When I started the supervisory education program in CPE, I noticed that there were hardly any meaningful trails about the process on the internet. I decided to write through my process. So I have some “public process notes” on the blog in order to keep track of some of my experiences.
Related to that, I’ve been working on materials for a committee appearance in early April. While I won’t go into much about the appearance on this side of the meeting, I want to put up a few thoughts from the three papers I prepared for submission to the committee.
This is a part of my theology theory paper—a major paper for the supervisory process. I’ll get feedback and work on it until it sings and is ready for the subsequent processes. This portion is around the mini-section on contextual theology and the incarnation, a major second step in the paper after I talk about sources of theology which emerge out of the narrative tradition of my African-American experience. There are quotes from James Cone’s God of the Oppressed and Smith and Riedel-Pfaefflin’s Siblings By Choice: Race, Gender, and Violence.
My experience shaped how I arrived at scripture, how often I visited the Bible, and how basic encountering the passage has been to how I encountered the God behind it. In that sense, I’m a contextual theologian. In my pastoral theology there are roots of contextual theology. Having sources like experience from which to draw theological language eventually brings me to God, the content rather than the periphery. God is who we were singing about in my younger days.
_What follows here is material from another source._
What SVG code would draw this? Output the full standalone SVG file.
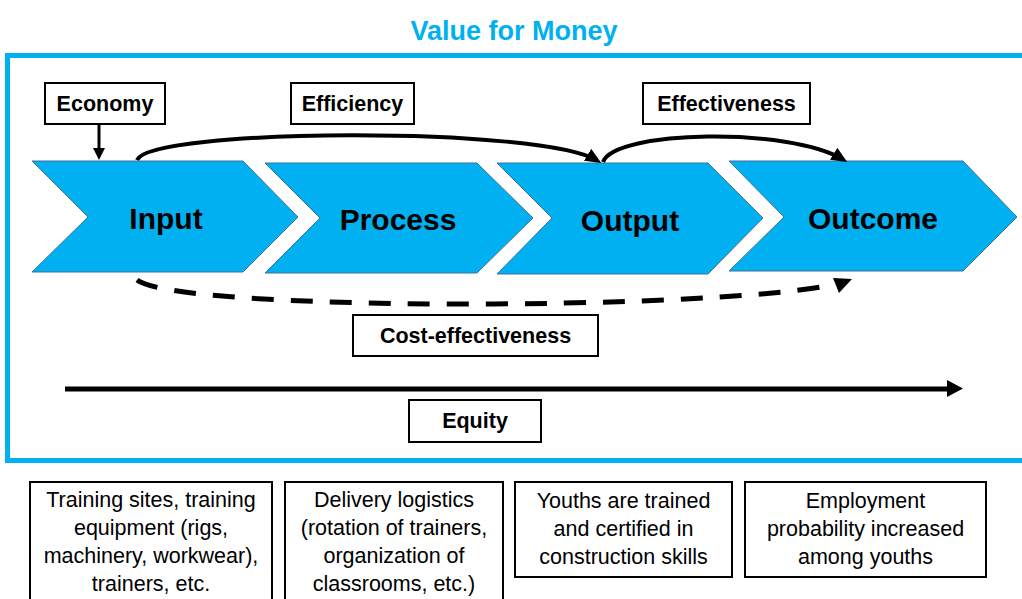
<svg xmlns="http://www.w3.org/2000/svg" width="1022" height="599" viewBox="0 0 1022 599">
  <style>
    .chev { fill: #00B0F0; stroke: #41719C; stroke-width: 1; }
    .box { fill: #FFFFFF; stroke: #000000; stroke-width: 2; }
    .lbl { font-family: "Liberation Sans", Arial, sans-serif; font-weight: bold; font-size: 21.5px; fill: #000; text-anchor: middle; }
    .big { font-family: "Liberation Sans", Arial, sans-serif; font-weight: bold; font-size: 30px; fill: #000; text-anchor: middle; }
    .desc { font-family: "Liberation Sans", Arial, sans-serif; font-size: 21.5px; fill: #000; text-anchor: middle; }
    .title { font-family: "Liberation Sans", Arial, sans-serif; font-weight: bold; font-size: 27px; fill: #00B0F0; text-anchor: middle; }
    .conn { fill: none; stroke: #000; }
  </style>
  <defs>
    <marker id="ah" markerUnits="userSpaceOnUse" markerWidth="16" markerHeight="14" refX="11" refY="7" orient="auto">
      <path d="M0,0 L16,7 L0,14 z" fill="#000"/>
    </marker>
    <marker id="ahs" markerUnits="userSpaceOnUse" markerWidth="12" markerHeight="12" refX="8" refY="6" orient="auto">
      <path d="M0,0 L12,6 L0,12 z" fill="#000"/>
    </marker>
  </defs>

  <rect width="1022" height="599" fill="#FFFFFF"/>

  <text class="title" x="514" y="40">Value for Money</text>
  <rect id="frame" x="7.5" y="55.5" width="1030" height="405" fill="none" stroke="#00B0F0" stroke-width="5"/>

  <g id="input">
    <polygon class="chev" points="32,161 243,161 298,217 243,272 32,272 88,217"/>
    <text class="big" x="166" y="229">Input</text>
  </g>
  <g id="process">
    <polygon class="chev" points="265,163 477,163 533,218 477,273 265,273 320,218"/>
    <text class="big" x="398" y="230">Process</text>
  </g>
  <g id="output">
    <polygon class="chev" points="497,163 708,163 763,218 708,274 497,274 552,218"/>
    <text class="big" x="630" y="231">Output</text>
  </g>
  <g id="outcome">
    <polygon class="chev" points="729,161 963,161 1017,217 963,271 729,271 784,217"/>
    <text class="big" x="873" y="229">Outcome</text>
  </g>

  <g id="economy">
    <rect class="box" x="45" y="83" width="120" height="41"/>
    <text class="lbl" x="105" y="111">Economy</text>
  </g>
  <g id="efficiency">
    <rect class="box" x="291" y="83" width="123" height="41"/>
    <text class="lbl" x="352.5" y="111">Efficiency</text>
  </g>
  <g id="effectiveness">
    <rect class="box" x="643" y="83" width="167" height="41"/>
    <text class="lbl" x="726.5" y="111">Effectiveness</text>
  </g>
  <g id="cost-effectiveness">
    <rect class="box" x="353" y="315" width="245" height="41"/>
    <text class="lbl" x="475.5" y="343">Cost-effectiveness</text>
  </g>
  <g id="equity">
    <rect class="box" x="409" y="400" width="132" height="42"/>
    <text class="lbl" x="475" y="428">Equity</text>
  </g>

  <g id="connectors">
    <line class="conn" x1="99" y1="124" x2="99" y2="156" stroke-width="3" marker-end="url(#ahs)"/>
    <path class="conn" d="M137,160 C150,128 540,126 597,160.5" stroke-width="4" marker-end="url(#ah)"/>
    <path class="conn" d="M603,162 C615,130 790,127 843,159.5" stroke-width="4" marker-end="url(#ah)"/>
    <path class="conn" d="M137,280 C180,312 700,310 826,286" stroke-width="5" stroke-dasharray="22 17"/>
    <polygon points="833,278 852,279 839,293" fill="#000"/>
    <line class="conn" x1="65" y1="389" x2="950" y2="389" stroke-width="5"/>
    <polygon points="947,380 963,388.5 947,397" fill="#000"/>
  </g>

  <g id="desc-input">
    <rect class="box" x="30" y="482" width="242" height="130"/>
    <text class="desc" x="151" y="507">Training sites, training</text>
    <text class="desc" x="151" y="535">equipment (rigs,</text>
    <text class="desc" x="151" y="563">machinery, workwear),</text>
    <text class="desc" x="151" y="591">trainers, etc.</text>
  </g>
  <g id="desc-process">
    <rect class="box" x="285" y="482" width="218" height="130"/>
    <text class="desc" x="394" y="507">Delivery logistics</text>
    <text class="desc" x="394" y="535">(rotation of trainers,</text>
    <text class="desc" x="394" y="563">organization of</text>
    <text class="desc" x="394" y="591">classrooms, etc.)</text>
  </g>
  <g id="desc-output">
    <rect class="box" x="515" y="482" width="217" height="95"/>
    <text class="desc" x="623.5" y="508">Youths are trained</text>
    <text class="desc" x="623.5" y="536">and certified in</text>
    <text class="desc" x="623.5" y="564">construction skills</text>
  </g>
  <g id="desc-outcome">
    <rect class="box" x="745" y="482" width="241" height="95"/>
    <text class="desc" x="865.5" y="508">Employment</text>
    <text class="desc" x="865.5" y="536">probability increased</text>
    <text class="desc" x="865.5" y="564">among youths</text>
  </g>
</svg>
Traditional Christian formulations of God are Trinitarian. They are more than that for sure because God cannot be captured by our formulations. As is true in the grand historical human experience, God has been disclosing God’s person in many ways. I’ve “met God” through conversations with an addict named Lawrence who talked to me about beauty while painting the church. I’ve met God through the silence of a person who was struck by a loved one’s sudden death. God’s come in those moments and come to me. Always sensitive to me, to us, to the audience, God meets us in our specific conditions.
The incarnation where “God becomes flesh” is the striking example of this. Thurman called the incarnation “the great disclosure.” Through the incarnation God is at work, revealing, disclosing, and opening to others who God is. James Cone reminds us that Jesus is not a theological proposition restricted to the conceptual. Jesus matters because he is matter, because he exists outside of our heads.
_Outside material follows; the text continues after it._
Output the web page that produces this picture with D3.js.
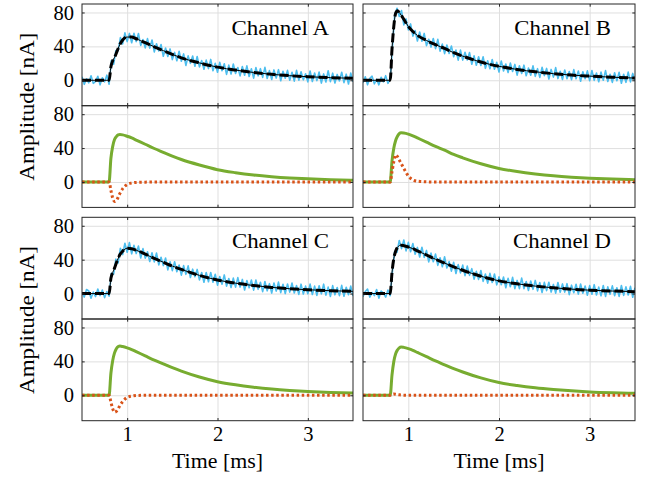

He is an event of liberation, a happening in the lives of oppressed people struggling for political freedom…Jesus is not simply a doctrine or even a particular event limited by time. He is the eternal event of liberation in the divine person who makes freedom a constituent of human existence. There is no existence apart from him because he is the ground of existence without whom nothing is.
I think of God as eternal, as essentially loving, as relatable. I think of the inextricable way that justice is the avenue whereby God’s loves. “In short, God is manifest to us through material means.” God expresses all that God is through particular means. We never is love without justice, mercy without reconciliation. One is the expression of the other, the explicit exhibiting the implicit. As Kelly Brown Douglas, a womanist theologian writing Christology, says, there is a compatibility between Christianity and acts of justice.
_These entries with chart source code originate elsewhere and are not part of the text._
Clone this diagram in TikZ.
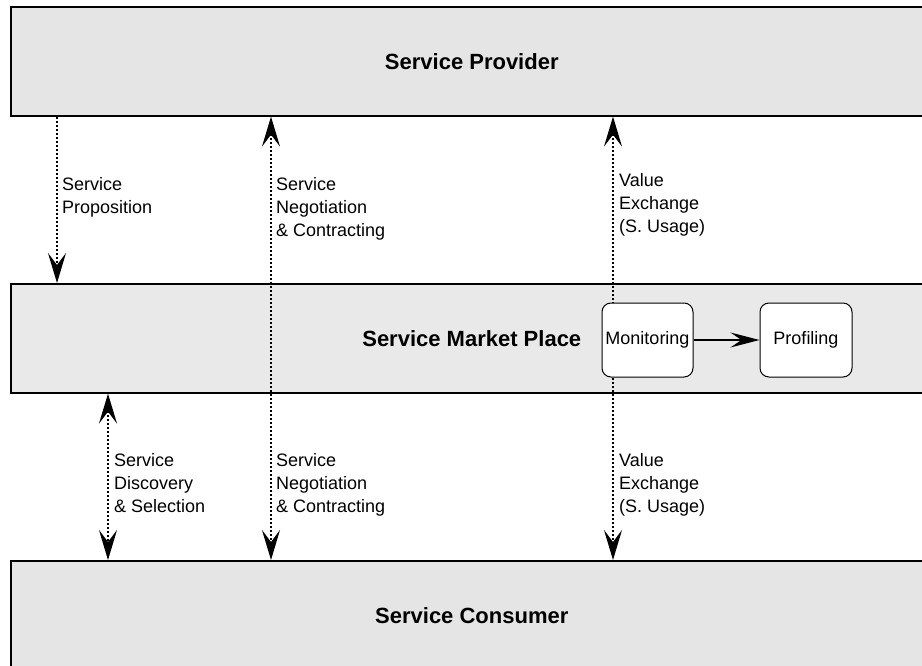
\documentclass[tikz,border=0pt]{standalone}
\usepackage{fontspec}
\setmainfont{Liberation Sans}
\usetikzlibrary{arrows.meta}
\definecolor{bandgray}{RGB}{229,229,229}
\definecolor{bandgraymid}{RGB}{233,233,233}
\begin{document}
\begin{tikzpicture}[x=1pt,y=-1pt,
  band/.style={draw=black, line width=1.6pt, fill=bandgray, minimum width=922pt,
    minimum height=109pt, anchor=north west, inner sep=0pt,
    font=\fontsize{22}{26}\selectfont\bfseries},
  proc/.style={draw=black, line width=1pt, fill=white, rounded corners=9pt,
    minimum width=91pt, minimum height=74pt, inner sep=0pt,
    font=\fontsize{18}{22}\selectfont},
  lbl/.style={anchor=north west, inner sep=0pt, align=left,
    font=\fontsize{18}{23}\selectfont},
  conn/.style={line width=1.2pt, dash pattern=on 2.5pt off 1.5pt},
  tipb/.tip={Stealth[length=30pt, width=18pt, inset=12pt]},
  tips/.tip={Stealth[length=29pt, width=15pt, inset=11pt]}
]
\useasboundingbox (0,0) rectangle (922,666);
\fill[white] (0,0) rectangle (922,666);
\clip (0,0) rectangle (922,666);

% bands
\node[band] (provider) at (10,6) {Service Provider};
\node[band, fill=bandgraymid] (market) at (10,283) {Service Market Place};
\node[band] (consumer) at (10,560) {Service Consumer};

% columns
\coordinate (c1) at (57,0);
\coordinate (c2) at (271,0);
\coordinate (c3) at (613,0);
\coordinate (c4) at (108,0);

% connectors
\draw[conn, -{tipb}] (provider.south -| c1) -- (market.north -| c1);
\draw[conn, {tipb}-{tipb}] (provider.south -| c2) -- (consumer.north -| c2);
\draw[conn, {tipb}-{tipb}] (provider.south -| c3) -- (consumer.north -| c3);
\draw[conn, {tipb}-{tipb}] (market.south -| c4) -- (consumer.north -| c4);

% process boxes
\node[proc] (mon) at (647.5,340) {Monitoring};
\node[proc, minimum width=92pt] (prof) at (806,340) {Profiling};
\draw[line width=1.5pt, -{tips}] (mon.east) -- (prof.west);

% labels
\node[lbl] (l1) at (62,177) {Service\\Proposition};
\node[lbl] (l2) at (276,177) {Service\\Negotiation\\\& Contracting};
\node[lbl] (l3) at (619,173) {Value\\Exchange\\(S. Usage)};
\node[lbl] (l4) at (114,453) {Service\\Discovery\\\& Selection};
\node[lbl] (l5) at (276,453) {Service\\Negotiation\\\& Contracting};
\node[lbl] (l6) at (619,453) {Value\\Exchange\\(S. Usage)};
\end{tikzpicture}
\end{document}
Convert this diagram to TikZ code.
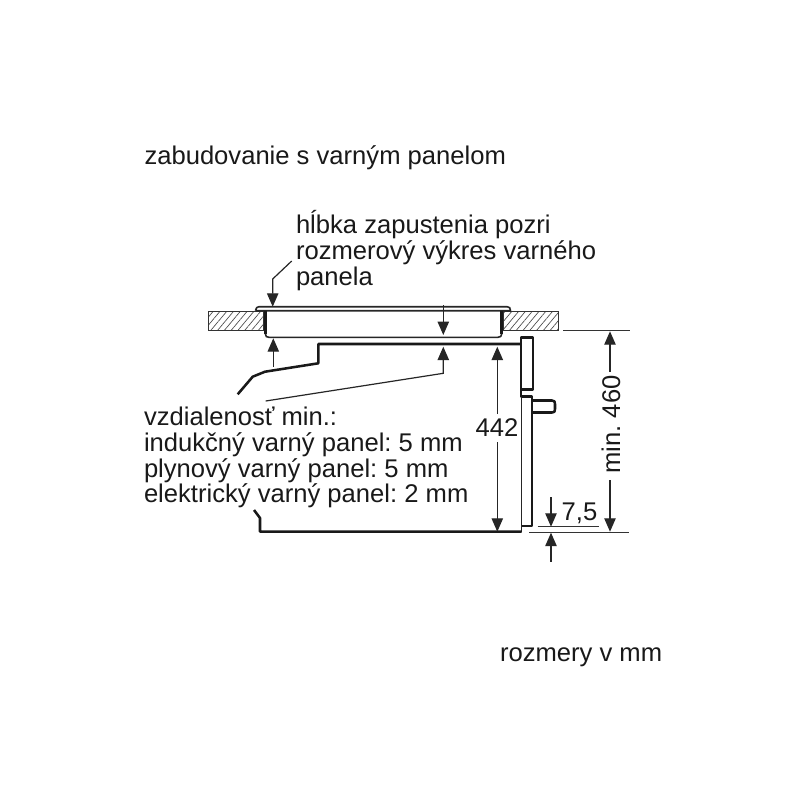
\documentclass[tikz,border=0pt]{standalone}
\usepackage{fontspec}
\setmainfont{Liberation Sans}
\usetikzlibrary{patterns.meta,arrows.meta}
\tikzset{
  lbl/.style={font=\fontsize{19.2pt}{23pt}\selectfont\frenchspacing,text=black!90,inner sep=0pt,outer sep=0pt},
  body/.style={draw=black!90,line width=1.9pt,line join=round},
  panline/.style={draw=black!85,line width=1.2pt,line join=round},
  thin/.style={draw=black!80,line width=0.9pt},
  dim/.style={draw=black!85,line width=0.9pt},
  tip/.style={-{Triangle[length=10pt,width=8.5pt]}},
  hatchbox/.style={draw=black!80,line width=0.8pt,pattern={Lines[angle=50,distance=3.9pt,line width=0.5pt]},pattern color=black!70}
}
\begin{document}
\begin{tikzpicture}[x=0.75pt,y=-0.75pt]
\useasboundingbox (0,0) rectangle (800,800);
\fill[white] (0,0) rectangle (800,800);
\node[lbl,anchor=base west] (title) at (144.5,164) {zabudovanie s varným panelom};
\node[lbl,anchor=base west] (t1) at (296,233) {hĺbka zapustenia pozri};
\node[lbl,anchor=base west] (t2) at (296,259) {rozmerový výkres varného};
\node[lbl,anchor=base west] (t3) at (296,285) {panela};
\node[lbl,anchor=base west] (v1) at (144,425) {vzdialenosť min.:};
\node[lbl,anchor=base west] (v2) at (144,451) {indukčný varný panel: 5 mm};
\node[lbl,anchor=base west] (v3) at (144,477) {plynový varný panel: 5 mm};
\node[lbl,anchor=base west] (v4) at (144,502.5) {elektrický varný panel: 2 mm};
\node[lbl,anchor=base west] (unit) at (500,661) {rozmery v mm};
\node[lbl,anchor=center] (d442) at (497,428) {442};
\node[lbl,anchor=center,rotate=90] (d460) at (611,424.5) {min. 460};
\node[lbl,anchor=base] (d75) at (579.5,520) {7,5};
% counter
\draw[hatchbox] (208.7,311.7) rectangle (263.7,330.7);
\draw[hatchbox] (503.3,311.7) rectangle (558.3,330.7);
% hob
\draw[panline] (255.5,310.7) .. controls (256.5,307.5) and (257,306.7) .. (259,306.7) -- (507,306.7) .. controls (509.5,306.7) and (510.5,308) .. (510.5,310.7) -- (255.5,310.7);
\draw[panline] (265.5,334) .. controls (265.5,336.5) and (266.5,337.3) .. (269,337.3) -- (498,337.3) .. controls (500.5,337.3) and (501.7,336) .. (501.7,334);
\draw[body] (265.5,311) -- (265.5,334);
\draw[body] (501.7,311) -- (501.7,334);
% oven
\draw[body] (237.7,394.3) -- (252.7,376.7) -- (265,371.7) -- (318.3,363.3) -- (318.3,344) -- (521,344);
\draw[body] (521,344) -- (521,337.3) -- (533,337.3) -- (533,389.3) -- (521,389.3) -- (521,344);
\draw[body] (521,389.3) -- (521,396.7) -- (532,396.7) -- (532,526) -- (521.7,526);
\draw[panline] (521.5,396.7) -- (521.5,531.7);
\draw[body] (521.7,531.7) -- (260,531.7) -- (260,518) -- (254,510);
\draw[body] (532,400.5) -- (552,400.5) .. controls (554.5,400.5) and (555,401.5) .. (555,404) -- (555,409) .. controls (555,411.7) and (554.5,412.5) .. (552,412.5) -- (532,412.5);
% leader + dims
\coordinate (ld0) at (291.7,261);
\coordinate (ld1) at (272.7,279);
\coordinate (ld2) at (272.7,306.7);
\draw[dim,tip] (ld0) -- (ld1) -- (ld2);
\coordinate (ua0) at (273.3,366.7);
\coordinate (ua1) at (273.3,338.3);
\draw[dim,tip] (ua0) -- (ua1);
\coordinate (da0) at (443.3,305);
\coordinate (da1) at (443.3,335);
\draw[dim,tip] (da0) -- (da1);
\coordinate (lv0) at (265.7,401);
\coordinate (lv1) at (443.3,373.3);
\coordinate (lv2) at (443.3,346.7);
\draw[dim,tip] (lv0) -- (lv1) -- (lv2);
\coordinate (a1) at (497.3,414); \coordinate (a2) at (497.3,346.7);
\draw[dim,tip] (a1) -- (a2);
\coordinate (a3) at (497.3,442); \coordinate (a4) at (497.3,531.7);
\draw[dim,tip] (a3) -- (a4);
\coordinate (e1) at (563.3,330.7); \coordinate (e2) at (630,330.7);
\draw[thin] (e1) -- (e2);
\coordinate (e3) at (529,532.3); \coordinate (e4) at (629,532.3);
\draw[thin] (e3) -- (e4);
\coordinate (e5) at (537.7,526.7); \coordinate (e6) at (599,526.7);
\draw[thin] (e5) -- (e6);
\coordinate (b1) at (610,371.7); \coordinate (b2) at (610,331.3);
\draw[dim,tip] (b1) -- (b2);
\coordinate (b3) at (610,480); \coordinate (b4) at (610,531.7);
\draw[dim,tip] (b3) -- (b4);
\coordinate (s0) at (551,497.3); \coordinate (s1) at (551,526.7);
\draw[dim,tip] (s0) -- (s1);
\coordinate (s2) at (551,561.7); \coordinate (s3) at (551,532.7);
\draw[dim,tip] (s2) -- (s3);
\end{tikzpicture}
\end{document}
Spiritual care, then, as an incarnational act is an expression of God’s intention toward human beings, and that care is at the bottom of our work in CPE where we attend to our selves and our ministries. As an expression of love, our work is also an expression of justice. As necessary as people are to that theological articulation, the first actor is Divine. God acts, expressing love and justice—expressing God’s self—and people receive that action, respond to it.
People are created by God, and as created beings have a host of ways through which we interact with the world; we are emotional, intellectual, and physical beings. Each element of a person’s makeup is grounded in the Creator’s initiation and desire. Seen and unseen elements compose us. All of these avenues become vehicles through which God can reach, heal, teach, and transform us.
God touches the world through us, connecting with us—the incarnation, again, being an exemplary portion of this, a clinical encounter is another—and then connecting with the creation through us. God cares for creation in other ways which we cannot see. A chaplain’s role is to participate in God’s work in the world by, variously, cooperating with God to care for, protect, preserve, challenge, and observe the work of God through human interventions, through silence, and through the variety of ways we care. People are the means for and recipients of that care. Care is aware of the past.
In Siblings by Choice, the authors tell us the truth about the power of the past:
The past represents ways of knowing that emerge from struggle and can inform us today. The complex and ambiguous present is the result of the experiences, thinking, and struggles of our ancestors who were born and raised in civilizations and circumstances different from our own. Their struggles birthed the conditions under which our consciousness develops and our life narrative unfolds. From them we may gain wisdom for patterns of living that extend an otherwise limited perspective on the present.
Care isn’t beholden to the past. It honors the past, holds the past and present together, particularly as people struggle with the present crises of life such as death, sickness, loss, and change. But care is future-oriented, always looking for the right now connections between humanity and divinity.